>>>

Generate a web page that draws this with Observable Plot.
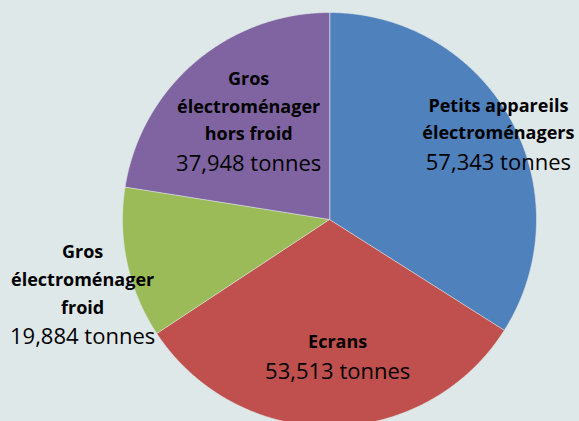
<!DOCTYPE html>
<html>
<head>
<meta charset="utf-8">
<script src="https://cdn.jsdelivr.net/npm/d3@7"></script>
<script src="https://cdn.jsdelivr.net/npm/@observablehq/plot@0.6"></script>
<style>
  html, body { margin: 0; padding: 0; background: #dfe8e9; }
  #chart svg { display: block; background: #dfe8e9; }
</style>
</head>
<body>
<div id="chart"></div>
<script>
// ---- data ----
const categories = [
  "Petits appareils\nélectroménagers",
  "Ecrans",
  "Gros\nélectroménager\nfroid",
  "Gros\nélectroménager\nhors froid"
];
const values = [57343, 53513, 19884, 37948];
const unit = "tonnes";
const colors = ["#4f81bd", "#c0504d", "#9bbb59", "#8064a2"];

// ---- layout (label placement relative to each slice's mid angle) ----
const labelRadius = [0.887, 0.663, 1.291, 0.52];
const labelAngleShift = [5.7, -2.9, -10.3, -8.2]; // degrees

const W = 579, H = 421, cx = 329, cy = 219, R = 207;
const bg = "#dfe8e9";

const arcs = d3.pie().sort(null).value(d => d)(values);

const slicePts = [];
arcs.forEach((a, i) => {
  slicePts.push({cat: categories[i], x: 0, y: 0});
  const n = Math.max(8, Math.ceil((a.endAngle - a.startAngle) / (Math.PI / 360)));
  for (let k = 0; k <= n; k++) {
    const t = a.startAngle + (a.endAngle - a.startAngle) * k / n;
    slicePts.push({cat: categories[i], x: Math.sin(t), y: Math.cos(t)});
  }
});

const fmt = d3.format(",");
const labels = arcs.map((a, i) => {
  const mid = (a.startAngle + a.endAngle) / 2 + labelAngleShift[i] * Math.PI / 180;
  return {
    cat: categories[i],
    val: fmt(values[i]) + " " + unit,
    x: labelRadius[i] * Math.sin(mid),
    y: labelRadius[i] * Math.cos(mid)
  };
});

const font = "'Open Sans', sans-serif";

const chart = Plot.plot({
  width: W,
  height: H,
  margin: 0,
  style: {background: bg, fontFamily: font, overflow: "hidden"},
  x: {domain: [-cx / R, (W - cx) / R], axis: null},
  y: {domain: [(cy - H) / R, cy / R], axis: null},
  color: {domain: categories, range: colors},
  marks: [
    Plot.line(slicePts, {x: "x", y: "y", z: "cat", fill: "cat", stroke: bg, strokeWidth: 0.6, curve: "linear-closed"}),
    Plot.text(labels, {x: "x", y: "y", text: "cat", lineAnchor: "bottom", dy: -8, fontSize: 18, fontWeight: "bold", lineHeight: 1.55, fill: "#000"}),
    Plot.text(labels, {x: "x", y: "y", text: "val", lineAnchor: "top", dy: 7, fontSize: 22, fill: "#000"})
  ]
});
document.getElementById("chart").append(chart);
</script>
</body>
</html>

<<<

→ Directive:
Your task is to restate word for word the lines from the top of the data to the line containing "const labelAngleShift = [5.7, -2.9, -10.3, -8.2];", both ends included, with every picture left out.

→ Solution to this task:
Generate a web page that draws this with Observable Plot.
<!DOCTYPE html>
<html>
<head>
<meta charset="utf-8">
<script src="https://cdn.jsdelivr.net/npm/d3@7"></script>
<script src="https://cdn.jsdelivr.net/npm/@observablehq/plot@0.6"></script>
<style>
  html, body { margin: 0; padding: 0; background: #dfe8e9; }
  #chart svg { display: block; background: #dfe8e9; }
</style>
</head>
<body>
<div id="chart"></div>
<script>
// ---- data ----
const categories = [
  "Petits appareils\nélectroménagers",
  "Ecrans",
  "Gros\nélectroménager\nfroid",
  "Gros\nélectroménager\nhors froid"
];
const values = [57343, 53513, 19884, 37948];
const unit = "tonnes";
const colors = ["#4f81bd", "#c0504d", "#9bbb59", "#8064a2"];

// ---- layout (label placement relative to each slice's mid angle) ----
const labelRadius = [0.887, 0.663, 1.291, 0.52];
const labelAngleShift = [5.7, -2.9, -10.3, -8.2]; // degrees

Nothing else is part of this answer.